* begin *
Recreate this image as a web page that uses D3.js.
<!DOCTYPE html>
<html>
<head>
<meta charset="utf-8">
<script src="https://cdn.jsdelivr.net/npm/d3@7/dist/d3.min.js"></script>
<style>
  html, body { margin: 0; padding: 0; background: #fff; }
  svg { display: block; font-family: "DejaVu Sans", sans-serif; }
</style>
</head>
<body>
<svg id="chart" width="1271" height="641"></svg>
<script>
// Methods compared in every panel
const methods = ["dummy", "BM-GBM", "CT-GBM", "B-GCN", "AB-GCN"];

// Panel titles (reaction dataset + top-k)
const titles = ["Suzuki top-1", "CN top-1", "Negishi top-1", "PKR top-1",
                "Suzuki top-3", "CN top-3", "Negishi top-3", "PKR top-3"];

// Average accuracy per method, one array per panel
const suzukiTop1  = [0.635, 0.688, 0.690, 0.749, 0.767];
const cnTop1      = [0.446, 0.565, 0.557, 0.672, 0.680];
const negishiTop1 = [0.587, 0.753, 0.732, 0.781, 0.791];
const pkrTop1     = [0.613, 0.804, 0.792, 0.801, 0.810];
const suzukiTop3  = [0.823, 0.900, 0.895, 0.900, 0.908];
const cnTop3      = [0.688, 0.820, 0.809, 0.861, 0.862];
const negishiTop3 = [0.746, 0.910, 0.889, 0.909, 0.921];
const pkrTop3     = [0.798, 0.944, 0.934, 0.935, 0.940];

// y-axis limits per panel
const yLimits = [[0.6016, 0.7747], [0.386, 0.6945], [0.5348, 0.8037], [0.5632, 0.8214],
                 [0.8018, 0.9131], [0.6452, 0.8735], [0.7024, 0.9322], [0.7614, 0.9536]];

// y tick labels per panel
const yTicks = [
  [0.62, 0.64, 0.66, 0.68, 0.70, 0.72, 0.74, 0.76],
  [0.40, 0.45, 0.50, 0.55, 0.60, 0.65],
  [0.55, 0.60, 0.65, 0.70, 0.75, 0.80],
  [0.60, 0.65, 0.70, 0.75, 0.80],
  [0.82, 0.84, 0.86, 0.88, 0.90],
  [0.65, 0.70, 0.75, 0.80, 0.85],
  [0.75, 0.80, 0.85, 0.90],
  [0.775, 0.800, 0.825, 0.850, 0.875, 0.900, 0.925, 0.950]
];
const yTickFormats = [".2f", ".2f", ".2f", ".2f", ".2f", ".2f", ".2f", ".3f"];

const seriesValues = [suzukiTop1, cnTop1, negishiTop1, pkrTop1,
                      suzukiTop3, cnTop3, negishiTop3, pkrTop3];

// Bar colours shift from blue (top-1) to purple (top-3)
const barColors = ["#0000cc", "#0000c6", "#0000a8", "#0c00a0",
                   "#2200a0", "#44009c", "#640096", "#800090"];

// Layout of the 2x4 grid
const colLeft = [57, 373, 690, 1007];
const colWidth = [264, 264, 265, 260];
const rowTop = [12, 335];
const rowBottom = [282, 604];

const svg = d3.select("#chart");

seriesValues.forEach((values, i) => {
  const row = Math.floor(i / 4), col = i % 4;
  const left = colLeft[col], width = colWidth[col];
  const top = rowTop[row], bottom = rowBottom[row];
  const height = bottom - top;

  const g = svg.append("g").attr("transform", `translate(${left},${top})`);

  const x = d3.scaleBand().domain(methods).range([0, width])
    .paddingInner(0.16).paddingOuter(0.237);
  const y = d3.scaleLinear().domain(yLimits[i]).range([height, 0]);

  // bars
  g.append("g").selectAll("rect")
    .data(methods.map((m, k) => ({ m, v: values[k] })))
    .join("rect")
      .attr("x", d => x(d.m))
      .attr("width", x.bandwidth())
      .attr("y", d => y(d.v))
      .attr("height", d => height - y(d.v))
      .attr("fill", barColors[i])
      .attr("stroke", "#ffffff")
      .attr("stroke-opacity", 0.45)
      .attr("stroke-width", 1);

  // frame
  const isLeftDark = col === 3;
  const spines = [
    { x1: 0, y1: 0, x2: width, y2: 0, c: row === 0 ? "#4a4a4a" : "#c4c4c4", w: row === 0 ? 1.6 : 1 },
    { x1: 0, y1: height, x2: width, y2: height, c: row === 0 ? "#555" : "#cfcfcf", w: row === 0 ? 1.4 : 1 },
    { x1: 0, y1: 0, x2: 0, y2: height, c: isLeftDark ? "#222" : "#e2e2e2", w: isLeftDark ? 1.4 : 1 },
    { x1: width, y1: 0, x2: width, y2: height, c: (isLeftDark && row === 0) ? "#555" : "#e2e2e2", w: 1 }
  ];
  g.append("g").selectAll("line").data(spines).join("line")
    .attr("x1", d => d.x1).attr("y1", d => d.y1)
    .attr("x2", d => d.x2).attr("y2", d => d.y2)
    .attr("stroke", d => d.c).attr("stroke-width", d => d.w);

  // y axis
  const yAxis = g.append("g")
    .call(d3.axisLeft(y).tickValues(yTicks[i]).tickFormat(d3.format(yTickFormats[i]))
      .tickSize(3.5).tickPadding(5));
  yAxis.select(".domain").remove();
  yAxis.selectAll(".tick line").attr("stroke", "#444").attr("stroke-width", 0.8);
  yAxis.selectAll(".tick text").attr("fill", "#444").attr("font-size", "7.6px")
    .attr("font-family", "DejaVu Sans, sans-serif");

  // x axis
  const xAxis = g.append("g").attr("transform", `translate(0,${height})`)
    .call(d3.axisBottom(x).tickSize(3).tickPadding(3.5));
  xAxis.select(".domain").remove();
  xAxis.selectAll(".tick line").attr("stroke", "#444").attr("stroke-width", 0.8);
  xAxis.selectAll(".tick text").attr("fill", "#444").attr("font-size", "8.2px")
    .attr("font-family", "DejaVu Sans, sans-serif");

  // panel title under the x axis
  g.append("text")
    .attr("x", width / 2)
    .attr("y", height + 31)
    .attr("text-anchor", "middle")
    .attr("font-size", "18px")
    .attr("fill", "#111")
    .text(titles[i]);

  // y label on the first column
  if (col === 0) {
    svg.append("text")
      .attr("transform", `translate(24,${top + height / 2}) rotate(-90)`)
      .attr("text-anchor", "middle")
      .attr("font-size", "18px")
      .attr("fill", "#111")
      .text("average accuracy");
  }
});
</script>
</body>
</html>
* end *
WORK TO DO: Write out the listing's lines exactly, from its first line through the line that contains "0.934, 0.935, 0.940];", and stop there.

ANSWER IN FULL:
Recreate this image as a web page that uses D3.js.
<!DOCTYPE html>
<html>
<head>
<meta charset="utf-8">
<script src="https://cdn.jsdelivr.net/npm/d3@7/dist/d3.min.js"></script>
<style>
  html, body { margin: 0; padding: 0; background: #fff; }
  svg { display: block; font-family: "DejaVu Sans", sans-serif; }
</style>
</head>
<body>
<svg id="chart" width="1271" height="641"></svg>
<script>
// Methods compared in every panel
const methods = ["dummy", "BM-GBM", "CT-GBM", "B-GCN", "AB-GCN"];

// Panel titles (reaction dataset + top-k)
const titles = ["Suzuki top-1", "CN top-1", "Negishi top-1", "PKR top-1",
                "Suzuki top-3", "CN top-3", "Negishi top-3", "PKR top-3"];

// Average accuracy per method, one array per panel
const suzukiTop1  = [0.635, 0.688, 0.690, 0.749, 0.767];
const cnTop1      = [0.446, 0.565, 0.557, 0.672, 0.680];
const negishiTop1 = [0.587, 0.753, 0.732, 0.781, 0.791];
const pkrTop1     = [0.613, 0.804, 0.792, 0.801, 0.810];
const suzukiTop3  = [0.823, 0.900, 0.895, 0.900, 0.908];
const cnTop3      = [0.688, 0.820, 0.809, 0.861, 0.862];
const negishiTop3 = [0.746, 0.910, 0.889, 0.909, 0.921];
const pkrTop3     = [0.798, 0.944, 0.934, 0.935, 0.940];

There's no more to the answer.